Once the batchlet is stopped this way, the batch status of the step will be COMPLETED, and its exit status will be BATCHLET1_STOPPED. The job execution will continue to the next step configured in job xml.

@Named
public class Batchlet1 implements Batchlet {
    @Override
    public String process() throws Exception {
        String exitStatus = "BATCHLET1_COMPLETED";
        while (true) {
            if (shouldStop()) {
                exitStatus = "BATCHLET1_STOPPED";
                break;
            }
            // perform batchlet task
            // Thread.sleep(5000);
        }
        return exitStatus;
    }

    private boolean shouldStop() {
        return Boolean.getBoolean("job1.batchlet1.stop");
    }

    @Override
    public void stop() throws Exception {
        // implement stop() method to respond to incoming request
        // to stop this batchlet step and entire job execution
    }
}

In WildFly CLI, you can set and unset a system property as a flag to batch application:

# set system property in WildFly as a flag to stop the step execution
#
/system-property=job1.batchlet1.stop:add(value=true)
{"outcome" => "success"}

# clean up afterwards and remove the system property
#
/system-property=job1.batchlet1.stop:remove()
{"outcome" => "success"}

Stop an individual running chunk step

Stopping an individual running chunk step is more complicated than a batchlet step. When implement this case as a special case of normal processing, a possible strategy is:

  • A graceful stop should wait for the current chunk to complete, and then stop the next chunk. The batch application can poll certain condition in javax.batch.api.chunk.listener.ChunkListener#beforeChunk method, and save the condition, e.g., in javax.batch.runtime.context.StepContext#setTransientUserData.

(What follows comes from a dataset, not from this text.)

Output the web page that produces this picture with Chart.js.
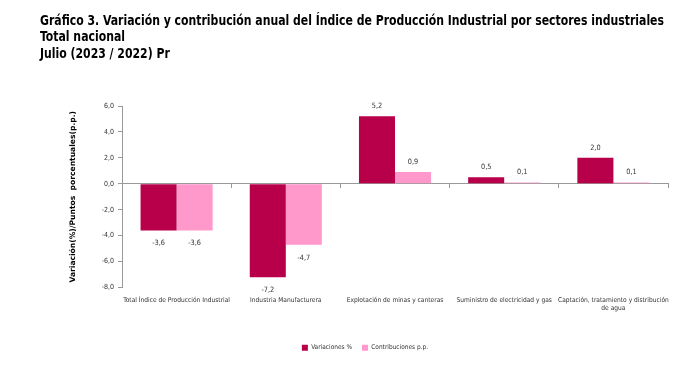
<!DOCTYPE html>
<html><head><meta charset="utf-8">
<script src="https://cdn.jsdelivr.net/npm/chart.js@4/dist/chart.umd.min.js"></script>
<style>
html,body{margin:0;padding:0;background:#fff;}
#wrap{position:relative;width:694px;height:366px;overflow:hidden;}
#title{position:absolute;left:40px;top:12px;font-family:"DejaVu Sans Condensed","Open Sans",sans-serif;font-weight:bold;font-size:13.5px;line-height:16.3px;color:#000;white-space:nowrap;transform-origin:0 0;}
canvas{position:absolute;left:0;top:0;}
</style></head>
<body><div id="wrap">
<canvas id="c" width="694" height="366"></canvas>
<div id="title"><span id="t1">Gráfico 3. Variación y contribución anual del Índice de Producción Industrial por sectores industriales</span><br>Total nacional<br>Julio (2023 / 2022) Pr</div>
</div>
<script>
const categories = [
  "Total Índice de Producción Industrial",
  "Industria Manufacturera",
  "Explotación de minas y canteras",
  "Suministro de electricidad y gas",
  ["Captación, tratamiento y distribución", "de agua"]
];
const variaciones = [-3.6, -7.2, 5.2, 0.5, 2.0];
const contribuciones = [-3.6, -4.7, 0.9, 0.1, 0.1];
const seriesNames = ["Variaciones %", "Contribuciones p.p."];
const yTicks = [-8, -6, -4, -2, 0, 2, 4, 6];

// fit title first line to the reference width
(function(){
  const t1 = document.getElementById('t1');
  const w = t1.getBoundingClientRect().width;
  const s = 624 / w;
  document.getElementById('title').style.transform = 'scaleX(' + s + ')';
})();

const FONT = '"DejaVu Sans Condensed","Open Sans",sans-serif';
const fmt = v => v.toFixed(1).replace('.', ',');

const labelPlugin = {
  id: 'valueLabels',
  afterDatasetsDraw(chart) {
    const ctx = chart.ctx;
    ctx.save();
    ctx.font = '7.3px ' + FONT;
    ctx.fillStyle = '#333';
    ctx.textAlign = 'center';
    ctx.textBaseline = 'middle';
    chart.data.datasets.forEach((ds, i) => {
      chart.getDatasetMeta(i).data.forEach((el, j) => {
        const v = ds.data[j];
        const y = v >= 0 ? el.y - 10 : el.y + 13;
        ctx.fillText(fmt(v), el.x, y);
      });
    });
    ctx.restore();
  }
};

new Chart(document.getElementById('c'), {
  type: 'bar',
  data: {
    labels: categories,
    datasets: [
      { label: seriesNames[0], data: variaciones, backgroundColor: '#B8004A', categoryPercentage: 0.66, barPercentage: 1.0 },
      { label: seriesNames[1], data: contribuciones, backgroundColor: '#FF99CC', categoryPercentage: 0.66, barPercentage: 1.0 }
    ]
  },
  options: {
    responsive: false,
    animation: false,
    devicePixelRatio: 1,
    layout: { padding: { left: 62, right: 26, top: 106, bottom: 5 } },
    plugins: {
      legend: {
        position: 'bottom',
        labels: { boxWidth: 6, boxHeight: 6, font: { size: 6.5, family: FONT }, color: '#333', padding: 10 }
      },
      tooltip: { enabled: false },
      title: { display: false }
    },
    scales: {
      x: {
        type: 'category',
        offset: true,
        position: 'bottom',
        grid: { display: false, drawTicks: false },
        border: { display: false },
        ticks: { font: { size: 6.6, family: FONT }, color: '#333', maxRotation: 0, autoSkip: false, padding: 9, lineHeight: 2.0 },
        afterFit: s => { s.height = 47; }
      },
      x2: {
        type: 'category',
        labels: categories,
        offset: true,
        position: { y: 0 },
        grid: { offset: true, drawOnChartArea: false, drawTicks: true, tickLength: 4, color: '#999' },
        border: { display: true, color: '#999' },
        ticks: { display: false }
      },
      y: {
        min: -8, max: 6,
        afterBuildTicks: s => { s.ticks = yTicks.map(v => ({ value: v })); },
        grid: { drawOnChartArea: false, tickLength: 4, color: '#999' },
        border: { display: true, color: '#999' },
        ticks: { font: { size: 7, family: FONT }, color: '#333', padding: 4, callback: v => fmt(v) },
        title: { display: true, text: 'Variación(%)/Puntos  porcentuales(p.p.)', font: { size: 7.6, weight: 'bold', family: '"DejaVu Sans",sans-serif' }, color: '#000', padding: { top: 6, bottom: 0 } },
        afterFit: s => { s.width = 60; }
      }
    }
  },
  plugins: [labelPlugin]
});
</script>
</body></html>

  • javax.batch.api.chunk.ItemReader#readItem can check the condition from javax.batch.runtime.context.StepContext#getTransientUserData, and if true, return null. This will cause the chunk step to complete normally as if there is no more data to read.

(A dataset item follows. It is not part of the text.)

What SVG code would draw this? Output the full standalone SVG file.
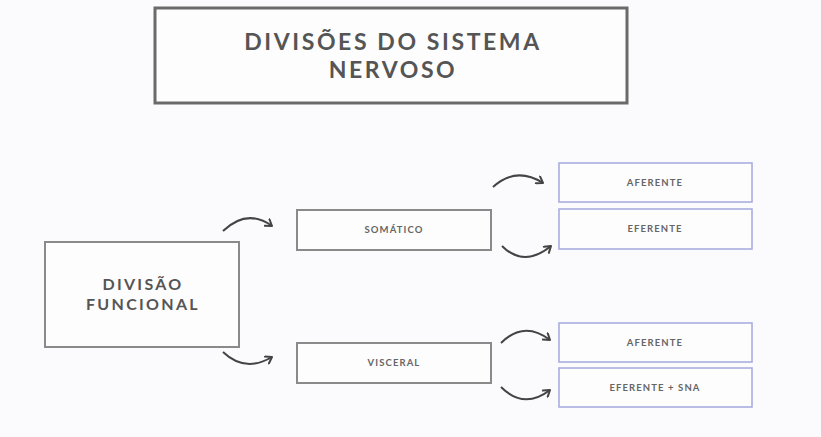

Once the chunk step is stopped this way, the batch status of the step will be COMPLETED, and its exit status will be COMPLETED unless reset by the batch application. The job execution will continue to the next step configured in job xml.

Summary

In this post we went through ways to stop either a job execution or an individual step execution. It’s possible to combine them, so the batch application can support graceful stop of both the entire job execution and any individual step.

In most cases, I’d recommend designing your batch application, adhering to the batch spec and leveraging the well-defined stop behavior. It makes your batch application and workflow easier to understand and maintain. Standard stop operation also supports restarting the previously stopped job execution from where it left off (e.g., stopped step or checkpoint).

When some batch applications really need to stop an individual step, the design choice and implementation should be well documented to convey the justification and implications. As this type of stop is disguised as a normal execution, it does not support restart. Care should be taken to avoid data loss and data corruption.